Core Concepts
This paper describes the development of an industrial-scale, multilingual automatic speech recognition (ASR) system that leverages a diverse training dataset and a robust model architecture to achieve competitive performance and practical advantages over state-of-the-art open-source models.
Abstract
The paper presents the development of an industrial-scale multilingual ASR system by AssemblyAI. Key highlights:
Training Data:
Utilized a diverse dataset comprising 12.5M hours of unsupervised data, 188k hours of supervised data, and 1.6M hours of pseudo-labeled data across four languages (English, Spanish, German, French).
Employed data filtering and quality control measures to ensure high-quality reference transcriptions.
Model Architecture:
Adopted a Conformer encoder pre-trained with BEST-RQ and an RNN-T decoder fine-tuned jointly with the encoder.
The model has around 600M parameters, significantly smaller than larger open-source models like Whisper and Canary-1B.
Evaluation:
Achieved competitive word error rates (WERs) against larger and more computationally expensive models on various test sets for English and non-English languages.
Demonstrated improved code-switching capability, reduced hallucination rate, and better timestamp accuracy compared to open-source models.

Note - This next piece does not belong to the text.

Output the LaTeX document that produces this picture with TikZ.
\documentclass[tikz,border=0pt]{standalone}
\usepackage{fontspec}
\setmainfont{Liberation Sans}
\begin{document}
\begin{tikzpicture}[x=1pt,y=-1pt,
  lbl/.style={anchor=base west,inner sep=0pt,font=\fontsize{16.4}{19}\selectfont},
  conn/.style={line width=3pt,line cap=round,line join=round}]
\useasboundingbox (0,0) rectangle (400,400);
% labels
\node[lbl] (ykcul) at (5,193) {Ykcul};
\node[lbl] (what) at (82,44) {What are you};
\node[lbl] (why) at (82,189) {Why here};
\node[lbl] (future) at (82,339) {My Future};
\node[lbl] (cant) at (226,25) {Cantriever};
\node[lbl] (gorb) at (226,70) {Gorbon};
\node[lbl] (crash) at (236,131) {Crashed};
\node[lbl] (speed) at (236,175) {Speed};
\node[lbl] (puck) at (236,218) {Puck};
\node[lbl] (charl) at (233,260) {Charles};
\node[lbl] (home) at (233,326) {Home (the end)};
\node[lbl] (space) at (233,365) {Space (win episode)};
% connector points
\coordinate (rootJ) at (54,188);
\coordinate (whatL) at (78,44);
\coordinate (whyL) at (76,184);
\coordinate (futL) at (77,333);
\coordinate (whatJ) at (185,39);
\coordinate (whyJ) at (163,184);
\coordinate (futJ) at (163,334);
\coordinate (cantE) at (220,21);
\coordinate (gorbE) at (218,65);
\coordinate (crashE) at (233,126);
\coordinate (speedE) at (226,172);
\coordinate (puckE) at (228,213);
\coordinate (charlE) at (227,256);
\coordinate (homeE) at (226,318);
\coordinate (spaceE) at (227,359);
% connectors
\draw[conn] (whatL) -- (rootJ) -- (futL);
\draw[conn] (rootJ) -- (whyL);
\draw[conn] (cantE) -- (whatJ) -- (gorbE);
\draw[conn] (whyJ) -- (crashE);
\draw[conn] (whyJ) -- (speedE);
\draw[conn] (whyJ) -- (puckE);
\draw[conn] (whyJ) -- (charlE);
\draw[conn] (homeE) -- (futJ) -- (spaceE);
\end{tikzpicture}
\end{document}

Achieved a 5x inference speedup compared to an optimized Whisper baseline for long-form audio.
Insights:
Highlighted the importance of a system-centric approach to analyzing various practical aspects of fully-fledged ASR models, beyond just WER.
Demonstrated the benefits of leveraging large-scale, diverse training data and a robust model architecture for building a reliable, industrial-grade ASR system.
Stats
Our model achieved a 5x inference speedup compared to an optimized Whisper baseline for long-form audio.
Our model showed a 30% reduction in hallucination rate on speech data compared to Whisper.
Our model achieved a 90% reduction in ambient noise fabrication compared to Whisper.
Quotes
"This work served as a foundation for building Universal-1, AssemblyAI's commercial ASR system."
"Our analysis reveals that ASR models trained on multilingual corpora exhibit an ability of handling code-switching even though the training dataset did not contain code-switching samples."